O que é uma “intensidade laboral per capita muito reduzida”?
Consideram-se em intensidade laboral per capita muito reduzida todos os indivíduos com menos de 60 anos que, no período em análise, vivem em agregados familiares em que os adultos entre os 18 e os 59 anos (excluindo estudantes) trabalharam em média menos de 20% do tempo de trabalho possível.

Como se define a taxa de privação material?
É a proporção da população em que se verificam pelo menos três das seguintes nove dificuldades a) Sem capacidade para assegurar o pagamento imediato de uma despesa inesperada próxima do valor mensal da linha de pobreza (sem recorrer a empréstimo); b) Sem capacidade para pagar uma semana de férias, por ano, fora de casa, suportando a despesa de alojamento e viagem para todos os membros do agregado; c) Atraso, motivado por dificuldades económicas, em algum dos pagamentos regulares relativos a rendas, prestações de crédito ou despesas correntes da residência principal, ou outras despesas não relacionadas com a residência principal; d) Sem capacidade financeira para ter uma refeição de carne ou de peixe (ou equivalente vegetariano), pelo menos de 2 em 2 dias; e) Sem capacidade financeira para manter a casa adequadamente aquecida; f) Sem disponibilidade de máquina de lavar roupa por dificuldades económicas; g) Sem disponibilidade de televisão a cores por dificuldades económicas; h) Sem disponibilidade de telefone fixo ou telemóvel, por dificuldades económicas; i) Sem disponibilidade de automóvel (ligeiro de passageiros ou misto) por dificuldades económicas.

E a taxa de privação material severa?
É a proporção da população em que se verificam pelo menos quatro das nove dificuldades descritas na resposta anterior.

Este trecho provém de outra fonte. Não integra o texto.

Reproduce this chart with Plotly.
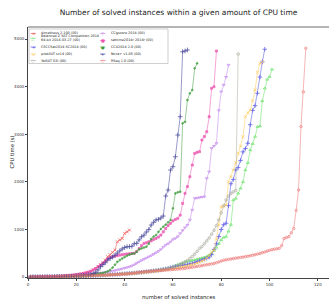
import plotly.graph_objects as go

# ---------------- data: CPU time (s) of the i-th solved instance ----------------
dimetheus_t = [1, 1, 2, 2, 3, 4, 5, 6, 7, 9, 11, 13, 15, 18, 21, 25, 29, 34, 40, 47,
               55, 64, 74, 86, 100, 120, 147, 180, 220, 260, 300, 360, 427, 470, 520, 567,
               742, 780, 812, 917, 950, 987]
balancedz_t = [1, 1, 2, 2, 3, 4, 4, 5, 6, 7, 8, 9, 10, 11, 12, 13, 14, 16, 17, 19,
               20, 22, 24, 26, 28, 30, 32, 34, 36, 39, 41, 44, 47, 50, 53, 56, 59, 62, 66, 70,
               74, 78, 82, 87, 92, 97, 103, 109, 115, 121, 128, 135, 142, 150, 158, 166, 175, 185, 200, 215,
               240, 260, 280, 300, 315, 330, 340, 350, 360, 375, 390, 400, 415, 430, 460, 500, 560, 620, 700, 780,
               830, 850, 960, 1100, 1617, 1650, 1757, 1863, 2000, 2248, 2400, 2668, 2800, 2950, 3158, 3170,
               3700, 3964, 4150, 4208, 4363]
csccsat_t = [1, 1, 2, 2, 3, 3, 4, 5, 5, 6, 7, 8, 9, 10, 11, 12, 13, 15, 16, 18,
             19, 21, 23, 25, 27, 29, 31, 33, 35, 38, 40, 43, 46, 49, 52, 55, 58, 62, 66, 70,
             74, 78, 82, 86, 90, 95, 100, 106, 112, 118, 124, 130, 137, 144, 152, 160, 170, 182, 196, 212,
             222, 232, 240, 248, 256, 265, 276, 290, 305, 322, 340, 357, 375, 395, 420, 470, 580, 700, 850, 1000,
             1100, 1130, 1500, 1960, 2050, 2250, 2300, 2450, 2630, 2700, 2810, 3200, 3500, 3600, 3860, 4200,
             4520, 4785]
probsat_t = [1, 1, 2, 2, 3, 3, 4, 4, 5, 6, 7, 8, 9, 10, 11, 12, 13, 14, 15, 17,
             18, 20, 21, 23, 25, 27, 29, 31, 33, 35, 37, 40, 42, 45, 48, 51, 54, 57, 60, 64,
             67, 71, 75, 79, 83, 88, 92, 97, 102, 108, 113, 119, 125, 131, 138, 145, 152, 160, 168, 176,
             185, 195, 205, 215, 226, 238, 250, 263, 277, 292, 310, 335, 357, 400, 450, 520, 567, 800, 1100, 1477,
             1490, 1512, 2000, 2107, 2248, 2400, 2598, 2750, 2948, 3368, 3450, 3508, 3700, 3928, 4300, 4488, 4520]
yalsat_t = [1, 1, 2, 2, 3, 3, 4, 5, 5, 6, 7, 8, 9, 10, 11, 12, 14, 15, 16, 18,
            19, 21, 23, 25, 27, 29, 31, 33, 35, 38, 40, 43, 46, 49, 52, 55, 58, 62, 66, 70,
            74, 78, 82, 86, 91, 96, 101, 107, 113, 119, 125, 132, 139, 147, 155, 164, 173, 183, 194, 206,
            220, 240, 265, 290, 320, 350, 390, 430, 480, 540, 602, 640, 700, 760, 820, 900, 980, 1080, 1200, 1350,
            1500, 1620, 1700, 1757, 1790, 1820, 4685]
ccgscore_t = [1, 2, 2, 3, 4, 5, 6, 7, 8, 10, 11, 13, 15, 17, 19, 21, 24, 27, 30, 33,
              37, 41, 45, 49, 54, 59, 64, 70, 76, 83, 90, 98, 106, 115, 125, 136, 148, 160, 173, 187,
              200, 215, 235, 260, 290, 320, 350, 375, 400, 425, 450, 480, 510, 540, 580, 630, 672, 700, 740, 790,
              812, 850, 917, 980, 1040, 1092, 1200, 1408, 1653, 1660, 1670, 1680, 1687, 2073, 2212, 2703, 2750, 2808,
              3500, 3893, 4033, 4200, 4454]
sattime_t = [1, 2, 3, 4, 5, 6, 7, 9, 10, 12, 14, 16, 18, 21, 24, 28, 32, 37, 43, 50,
             58, 67, 77, 90, 105, 125, 150, 180, 215, 250, 290, 330, 380, 410, 427, 440, 450, 460, 470, 480,
             485, 490, 495, 500, 540, 600, 660, 707, 720, 742, 760, 790, 812, 840, 882, 950, 1020, 1080, 1127, 1180,
             1210, 1233, 1300, 1548, 1757, 1900, 2107, 2353, 2598, 2620, 2633, 2878, 2950, 3053, 3368, 3964, 3998, 4748]
cca2014_t = [1, 1, 2, 3, 3, 4, 5, 6, 7, 8, 9, 10, 12, 13, 15, 17, 19, 21, 24, 27,
             30, 34, 38, 42, 47, 52, 58, 65, 72, 80, 85, 100, 120, 150, 200, 260, 320, 357, 390, 420,
             450, 470, 490, 497, 530, 580, 602, 620, 637, 700, 800, 850, 882, 950, 1010, 1057, 1100, 1150, 1197, 1443,
             1757, 1780, 1792, 3228, 3260, 3718, 3858, 3928, 4384, 4489]
nccap_t = [1, 1, 2, 2, 3, 4, 5, 6, 7, 8, 9, 10, 11, 13, 14, 16, 18, 20, 22, 25,
           28, 31, 35, 40, 46, 55, 70, 100, 150, 216, 260, 300, 357, 390, 420, 460, 504, 550, 590, 620,
           637, 640, 645, 700, 707, 780, 847, 880, 945, 1000, 1092, 1150, 1200, 1212, 1240, 1281, 1701, 1828, 2248, 2318,
           2528, 2983, 3368, 4733, 4748, 4769]
rseq_t = [1, 2, 2, 3, 4, 5, 6, 7, 8, 10, 11, 12, 14, 15, 16, 18, 19, 21, 22, 24,
          25, 27, 28, 30, 31, 33, 34, 36, 38, 40, 42, 44, 46, 48, 50, 53, 55, 58, 61, 64,
          67, 71, 76, 82, 90, 100, 108, 112, 116, 119, 123, 127, 131, 135, 139, 143, 147, 150, 153, 157,
          161, 165, 170, 176, 182, 190, 197, 205, 214, 222, 231, 240, 249, 258, 266, 275, 286, 300, 318, 337,
          352, 362, 371, 380, 389, 397, 404, 412, 419, 427, 436, 446, 457, 469, 482, 496, 511, 527, 545, 563,
          575, 586, 594, 602, 660, 810, 830, 850, 930, 1020, 1400, 1830, 3160, 3890, 4805]

left_names = ["dimetheus 2.100 (00)",
              "Balanced Z SAT Competition 2014<br>64-bit 2014-03-27 (00)",
              "CSCCSat2014 SC2014 (00)",
              "probSAT sc14 (00)",
              "YalSAT 03l (00)"]
right_names = ["CCgscore 2014 (00)",
               "sattime2014r 2014r (00)",
               "CCA2014 2.0 (00)",
               "Ncca+ v1.05 (00)",
               "RSeq 1.0 (00)"]
series = [dimetheus_t, balancedz_t, csccsat_t, probsat_t, yalsat_t,
          ccgscore_t, sattime_t, cca2014_t, nccap_t, rseq_t]
names = left_names + right_names

x_ticks = [0, 20, 40, 60, 80, 100, 120]
y_ticks = [0, 1000, 2000, 3000, 4000, 5000]

# ---------------- styles ----------------
colors = ["#f04848", "#5ae05a", "#4848e6", "#ffc850", "#aaaa9c",
          "#c080ee", "#ee50b0", "#3a9a3a", "#3a3a96", "#ee7070"]
symbols = ["x-thin-open", "triangle-up-open", "cross-thin-open", "x-thin-open", "circle-open",
           "triangle-down-open", "square", "circle", "cross-thin-open", "circle-open"]
msizes = [3, 2.6, 3.2, 3, 2.6, 2.6, 2, 1.8, 3.4, 2.4]
glyphs = ["×", "△", "+", "×", "○", "▽", "■", "●", "+", "○"]

FONT = "DejaVu Sans"
W, H = 329, 299
ML, MR, MT, MB = 28, 0, 27, 21
PW = W - ML - MR
PH = H - MT - MB
PB = H - MB


def px_x(px):
    return (px - ML) / PW


def px_y(py):
    return (PB - py) / PH


fig = go.Figure()
for t, nm, c, s, ms in zip(series, names, colors, symbols, msizes):
    fig.add_trace(go.Scatter(
        x=list(range(1, len(t) + 1)), y=t, mode="lines+markers", name=nm.replace("<br>", " "),
        line=dict(color=c, width=0.6),
        marker=dict(symbol=s, size=ms, color=c, line=dict(color=c, width=0.8)),
        opacity=0.85, showlegend=False))

shapes = []
annotations = []
# top spine
shapes.append(dict(type="line", xref="paper", yref="paper", x0=0, x1=1, y0=1, y1=1,
                   line=dict(color="#444444", width=0.8)))
# legend frame
shapes.append(dict(type="rect", xref="paper", yref="paper",
                   x0=px_x(29), x1=px_x(168), y0=px_y(29), y1=px_y(63.5),
                   line=dict(color="#b0b0b0", width=0.6), fillcolor="white", layer="above"))

left_rows = [33.5, 38.3, 47, 54, 60.5]
right_rows = [33.5, 40.5, 47, 54, 60.5]
cols = [(left_names, left_rows, 30.5, 36, 38.5), (right_names, right_rows, 100, 105.5, 109)]
k = 0
for nms, rows, sx0, sx1, tx in cols:
    for nm, ry in zip(nms, rows):
        c = colors[k]
        shapes.append(dict(type="line", xref="paper", yref="paper", layer="above",
                           x0=px_x(sx0), x1=px_x(sx1), y0=px_y(ry), y1=px_y(ry),
                           line=dict(color=c, width=0.6)))
        annotations.append(dict(xref="paper", yref="paper", x=px_x((sx0 + sx1) / 2), y=px_y(ry),
                                text=glyphs[k], showarrow=False, xanchor="center", yanchor="middle",
                                font=dict(family=FONT, size=4, color=c)))
        annotations.append(dict(xref="paper", yref="paper", x=px_x(tx), y=px_y(ry),
                                text=nm, showarrow=False, xanchor="left", yanchor="middle", align="left",
                                font=dict(family=FONT, size=3.4, color="#222222")))
        k += 1

# axis titles
annotations.append(dict(xref="paper", yref="paper", x=0.5, y=0, yanchor="top", yshift=-14,
                        text="number of solved instances", showarrow=False,
                        font=dict(family=FONT, size=5.3, color="#222222")))
annotations.append(dict(xref="paper", yref="paper", x=0, y=0.5, xanchor="center", xshift=-17,
                        text="CPU time (s)", textangle=-90, showarrow=False,
                        font=dict(family=FONT, size=5.3, color="#222222")))

fig.update_layout(
    width=W, height=H,
    margin=dict(l=ML, r=MR, t=MT, b=MB, pad=0),
    paper_bgcolor="white", plot_bgcolor="white",
    title=dict(text="Number of solved instances within a given amount of CPU time",
               x=0.5, xref="paper", y=1 - 12 / H, yref="container", yanchor="middle",
               font=dict(family=FONT, size=7.5, color="#222222")),
    xaxis=dict(range=[0, 124.6], tickvals=x_ticks, ticks="outside", ticklen=2, tickwidth=0.6,
               tickcolor="#444444", showline=True, linecolor="#444444", linewidth=0.8,
               showgrid=False, zeroline=False, tickfont=dict(family=FONT, size=4, color="#333333")),
    yaxis=dict(range=[-20, 5252], tickvals=y_ticks, ticks="outside", ticklen=2, tickwidth=0.6,
               tickcolor="#444444", showline=True, linecolor="#444444", linewidth=0.8,
               showgrid=False, zeroline=False, tickfont=dict(family=FONT, size=4, color="#333333")),
    shapes=shapes, annotations=annotations, showlegend=False,
)

fig.write_html("out.html", config={"displayModeBar": False},
               post_script="document.body.style.margin='0';document.body.style.overflow='hidden';")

Como é feito o inquérito do INE?
O Inquérito às Condições de Vida e Rendimento das Famílias é realizado anualmente através de entrevistas presenciais assistidas por computador. Em 2019, dirigiu-se a 15.454 famílias, das quais 13.570 com resposta completa (com recolha de dados sobre 33 081 pessoas; 28 783 com 16 e mais anos). A operação de recolha decorre normalmente no 2.º trimestre de cada ano. A.S.